Ver aquele personagem que eu cresci vendo parecer ficar mais forte e até mais charmoso, estava acabado, cansado, destruído psicologicamente e emocionalmente, acima de tudo, menos feroz. Aquele era o Wolverine que eu cresci vendo? Era um misto perfeito entre o choque e alguma coisa no meu interior dizendo ‘’eu estou vendo algo genuíno aqui’’. Tudo no filme remetia a algo cansado, algo desértico, seco, sem vida, não importa quantos neons aquelas cidades pareciam ter, tudo estava perecendo. O segundo golpe, foi ver quem foi uma inspiração quase paternal tanto pra mim, quanto pro Logan, tão abatido e destituído de sua aparente, antiga glória, agora, Charles Xavier, o maior telepata do mundo, não passava de um velho com Alzheimer e tão desolado quanto o Logan. Não cabe a eu fazer uma crítica a esse filme, mal consigo ser imparcial e só consigo dizer que, aquele filme, cada coisa nele me tocou de uma forma tão profunda que ao sair do cinema, depois daquele fim e saber que foi a última vez que veria aqueles personagens, aquele ‘’personagem legal’’, me destruiu.

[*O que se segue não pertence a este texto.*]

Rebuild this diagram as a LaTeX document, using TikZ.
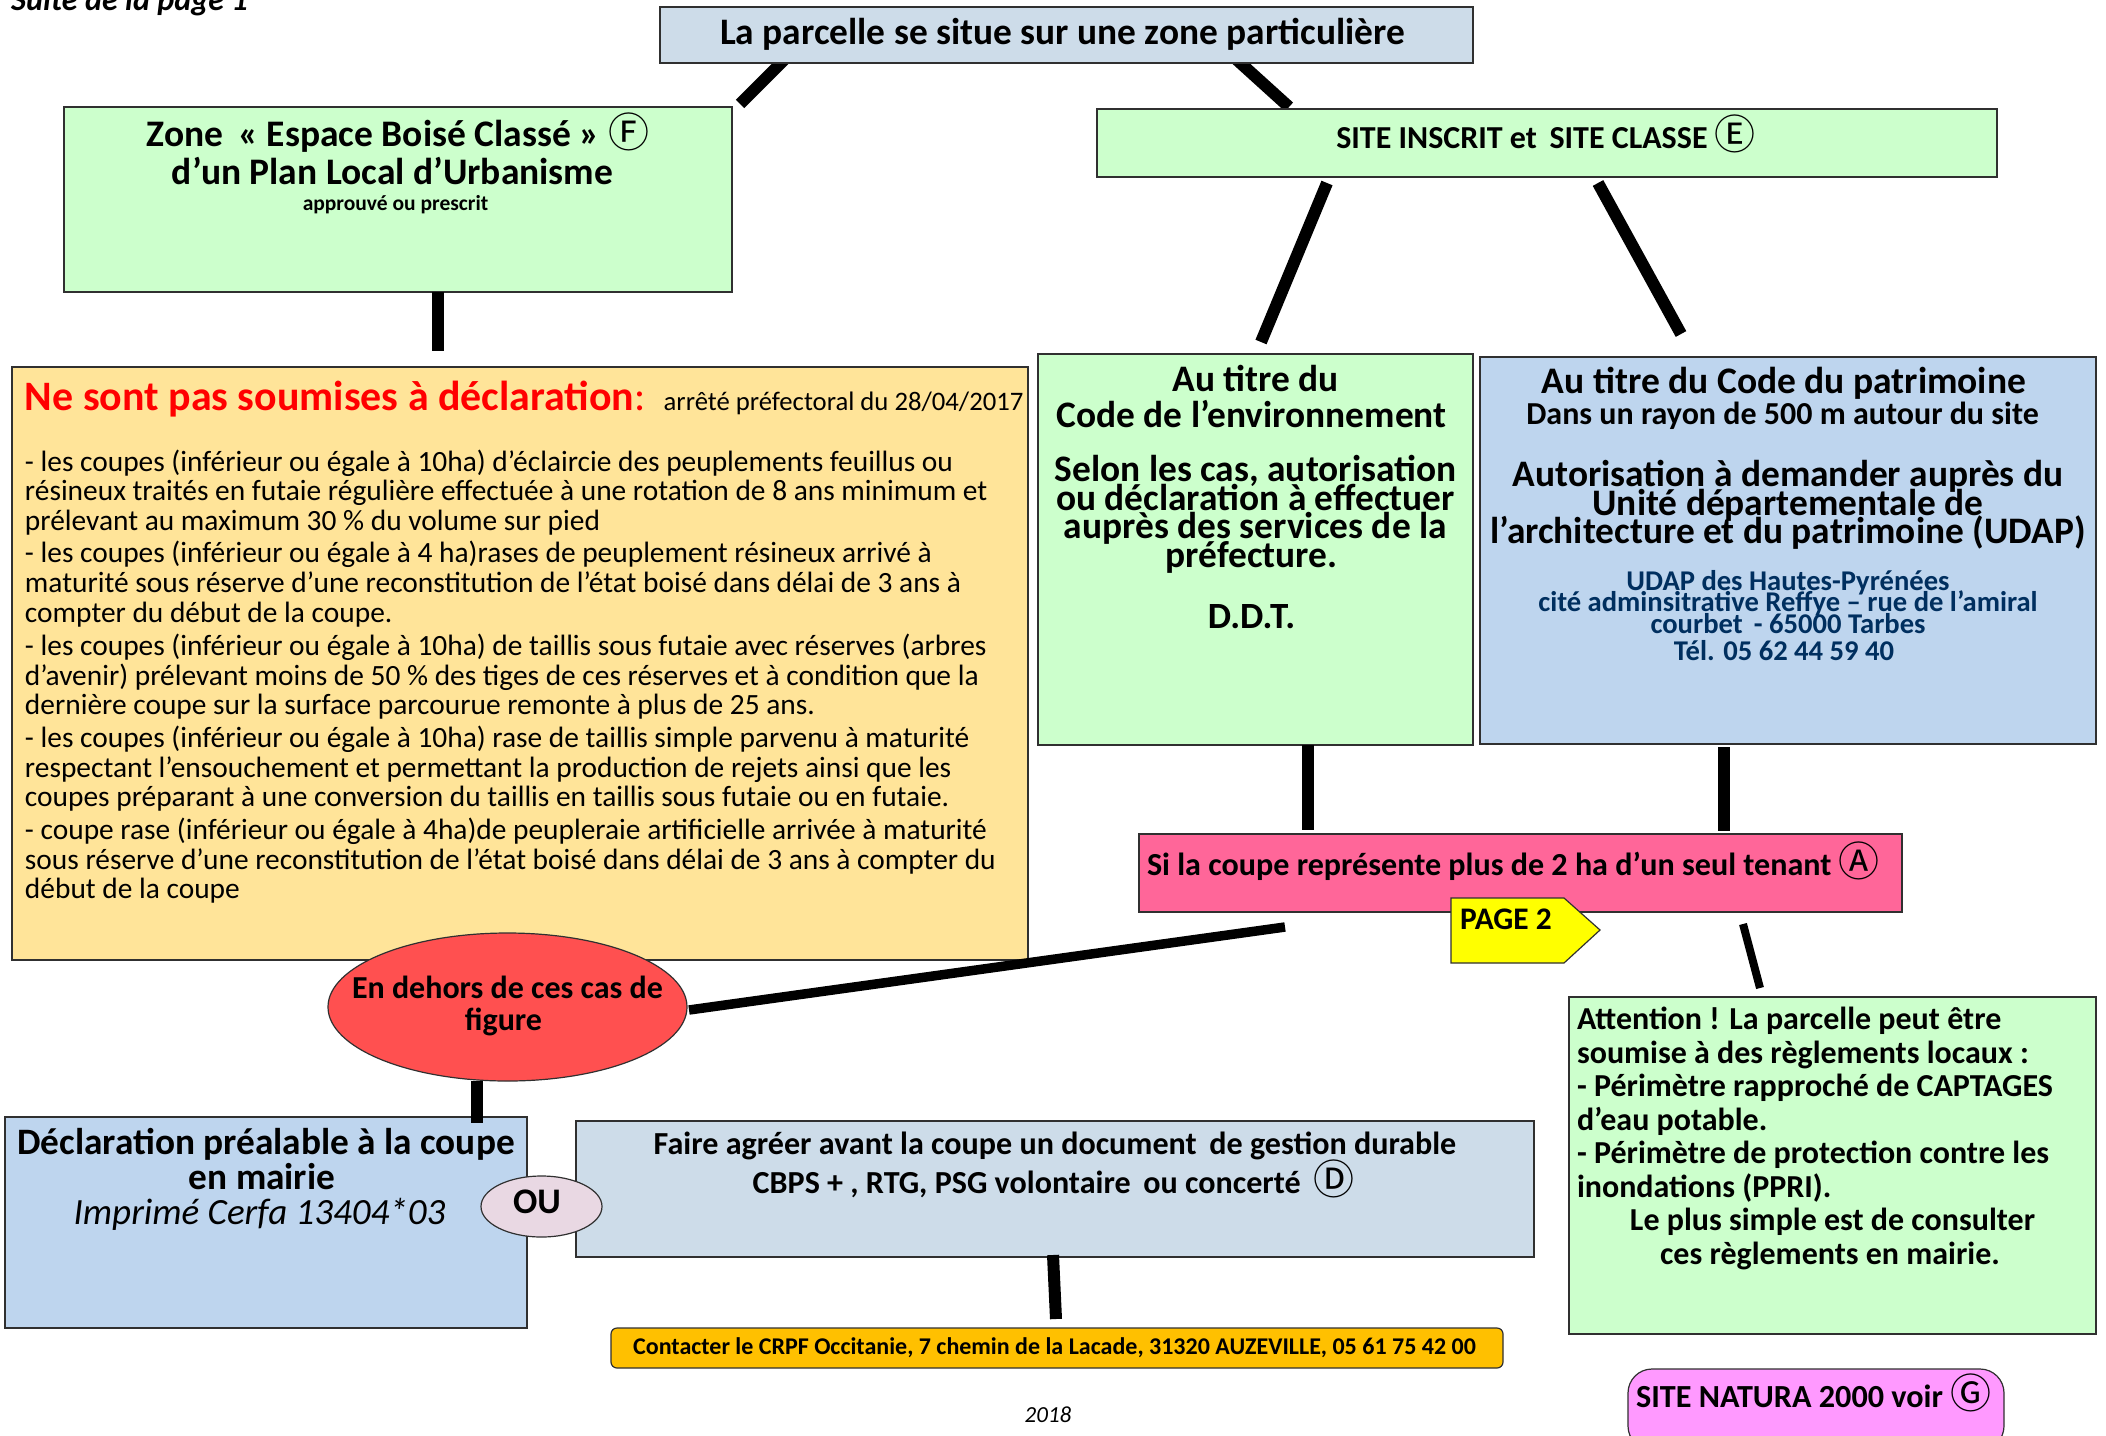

Eu vi um personagem crescer, vi um personagem se tornar legal e só quando ele deu seu último adeus, eu compreendi entendi algumas coisas. Compreendi a falta que o Hugh faria na minha vida naquele papel, compreendi meu amor por X-Men e compreendi meu herói de uma forma plena. Não o Wolverine, mas finalmente, o homem que me permitiu conhecer ele, meu pai. Aquele homem que me mostrou como é gostoso passar uma tarde vendo filmes, que me instigava a ser criativo, a imaginar e a pensar, criticar, ser um homem honesto e com ética. Não só isso, eu pude não só ver as falhas dele, como ele se elevou aos meus olhos como um exemplo que deveria ser o meu desde o começo e que só hoje, só agora, como um homem entrando na vida adulta, consegui entender. Esse texto, simplório e até meio sem graça, só serviu pra isso. Pra poder dizer oficialmente adeus a um herói e para exaltar outro, simples assim. Adeus, Hugh, eu te devo muito e adeus Logan, meu velho herói.